Developing and integrating cutting-edge research in data-centric AI development is at the core of what we do at Snorkel. We have intentionally designed Snorkel Flow with flexible abstractions and extensible interfaces that allow us to continually bring the latest and greatest technologies from the lab to our customers.
As part of fulfilling that mandate, members of the Snorkel founding team and research team regularly participate in and present work at top-tier AI conferences such as ICLR. During ICLR 2022, we are honored to be presenting five papers:
“Efficiently modeling long sequences with structured state spaces”
- To enable users to focus primarily on the data, ML practitioners need robust model architectures that work across a variety of data and task types. Data types with long sequences (such as time series or long docs) have historically been problematic, requiring specialized variants of common architectures.
- In this paper (an Outstanding Paper honorable mention, representing the top 10 papers out of 3000+ submissions and an oral presentation at ICLR 2022), Chris and team at Stanford introduce the Structured State Space sequence model (s4), which uses a new parameterization for the state-space model to improve long-range dependency handling both mathematically and empirically. Among other things, the model achieves new state-of-the-art scores on every task form the Long Range Arena benchmark.
“Domino: Discovering systematic errors with cross-modal embeddings”
- At the center of data-centric AI is having visibility and control over what signals are present in your training data. This includes being aware of slices (data subsets) where your model consistently underperforms or overperforms relative to the dataset at large.

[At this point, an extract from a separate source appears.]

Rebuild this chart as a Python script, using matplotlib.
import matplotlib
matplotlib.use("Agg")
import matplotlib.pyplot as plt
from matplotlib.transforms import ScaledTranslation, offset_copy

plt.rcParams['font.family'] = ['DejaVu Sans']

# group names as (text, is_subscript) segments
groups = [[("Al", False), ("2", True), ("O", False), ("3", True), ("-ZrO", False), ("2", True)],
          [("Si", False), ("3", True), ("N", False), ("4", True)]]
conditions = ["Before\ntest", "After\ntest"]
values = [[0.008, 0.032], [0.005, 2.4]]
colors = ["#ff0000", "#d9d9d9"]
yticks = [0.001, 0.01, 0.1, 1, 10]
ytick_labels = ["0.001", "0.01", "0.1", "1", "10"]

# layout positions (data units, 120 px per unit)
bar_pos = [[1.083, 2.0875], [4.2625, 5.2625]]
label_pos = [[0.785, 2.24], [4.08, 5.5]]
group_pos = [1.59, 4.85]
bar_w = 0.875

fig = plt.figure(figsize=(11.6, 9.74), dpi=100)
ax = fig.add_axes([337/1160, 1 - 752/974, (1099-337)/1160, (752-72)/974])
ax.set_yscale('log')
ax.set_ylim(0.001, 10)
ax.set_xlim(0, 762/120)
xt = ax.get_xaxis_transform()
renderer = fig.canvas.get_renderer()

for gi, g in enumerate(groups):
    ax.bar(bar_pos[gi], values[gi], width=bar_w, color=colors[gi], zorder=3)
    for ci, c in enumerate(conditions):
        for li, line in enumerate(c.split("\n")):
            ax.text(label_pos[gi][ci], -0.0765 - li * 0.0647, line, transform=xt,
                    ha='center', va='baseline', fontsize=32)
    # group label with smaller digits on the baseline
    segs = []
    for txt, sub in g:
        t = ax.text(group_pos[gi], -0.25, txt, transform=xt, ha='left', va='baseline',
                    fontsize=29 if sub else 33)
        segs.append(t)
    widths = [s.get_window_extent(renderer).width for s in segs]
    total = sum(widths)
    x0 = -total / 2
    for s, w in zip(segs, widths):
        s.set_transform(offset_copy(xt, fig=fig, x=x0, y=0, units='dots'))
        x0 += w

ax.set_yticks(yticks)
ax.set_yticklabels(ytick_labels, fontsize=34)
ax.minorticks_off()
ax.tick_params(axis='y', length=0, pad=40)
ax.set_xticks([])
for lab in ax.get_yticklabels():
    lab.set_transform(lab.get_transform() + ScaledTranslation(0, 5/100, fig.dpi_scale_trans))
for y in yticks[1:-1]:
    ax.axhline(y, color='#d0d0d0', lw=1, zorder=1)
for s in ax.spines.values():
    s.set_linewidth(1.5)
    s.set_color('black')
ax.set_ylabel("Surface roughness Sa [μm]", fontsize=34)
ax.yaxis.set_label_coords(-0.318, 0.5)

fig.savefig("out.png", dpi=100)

- In this paper (an oral presentation at ICLR 2022), Chris and team at Stanford outline a new principled evaluation framework for comparing slice detection methods, then introduce a new technique motivated by our discoveries that outperforms existing methods by double digits.

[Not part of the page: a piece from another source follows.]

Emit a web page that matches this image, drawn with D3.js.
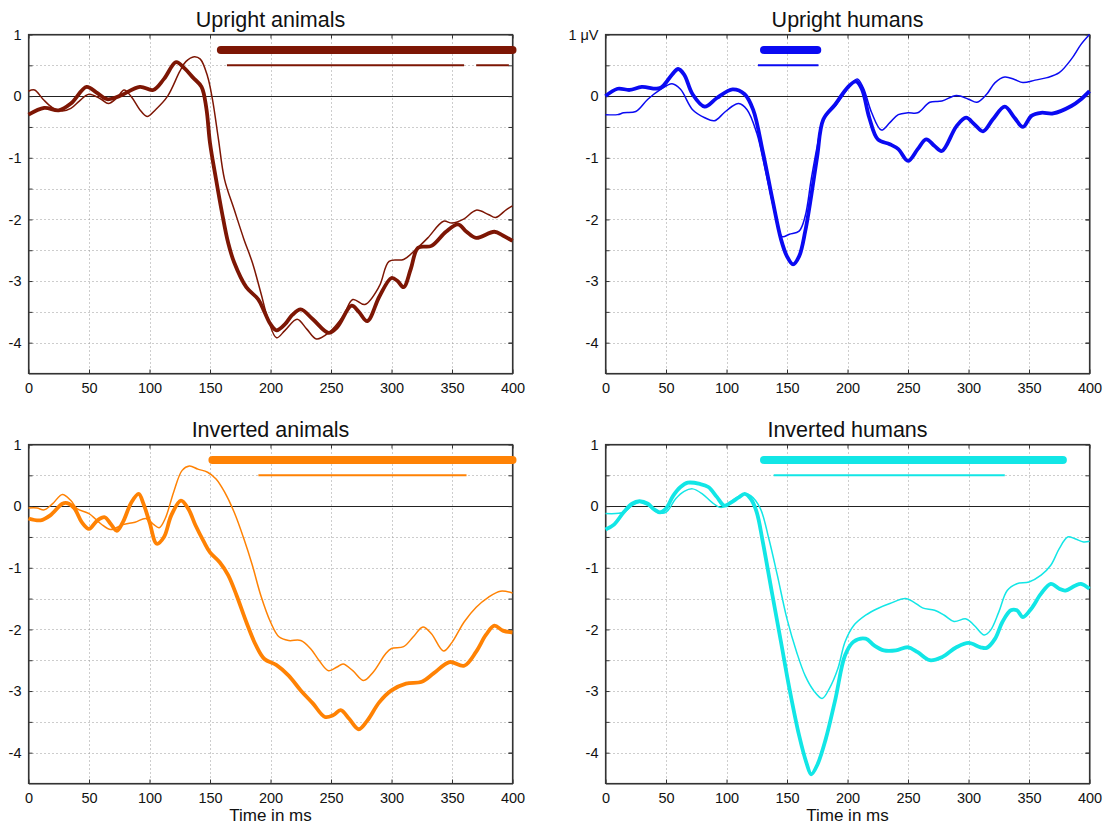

“Multitask prompted training enables zero-shot task generalization”
- Our first paper (a featured spotlight at ICLR 2022) comes from the Big Science year-long research workshop, which gathered 900 researchers from 60 countries and more than 250 institutions to create T0, a best-in-class foundation model that often outperforms models 6-16x its size on zero-shot tasks by focusing on higher quality training data.
- Snorkelers Stephen Bach and Jason Fries co-led teams as part of that initiative, using a data-centric approach to generate high-quality training data at massive scale to improve the zero-shot abilities of that model.
“Universalizing weak supervision”
- Weak supervision has been successfully applied to a wide variety of data types and tasks, resulting in a proliferation of frameworks and algorithms.
- In this paper presented at ICLR 2022, Fred and team at Wisconsin introduce a universal framework that enables weak supervision over any label type while still offering desirable properties, including practical flexibility, computational efficiency, and theoretical guarantees. This enables weak supervision to work for regression, recommendation systems, graph, manifold, and many other type of learning problems.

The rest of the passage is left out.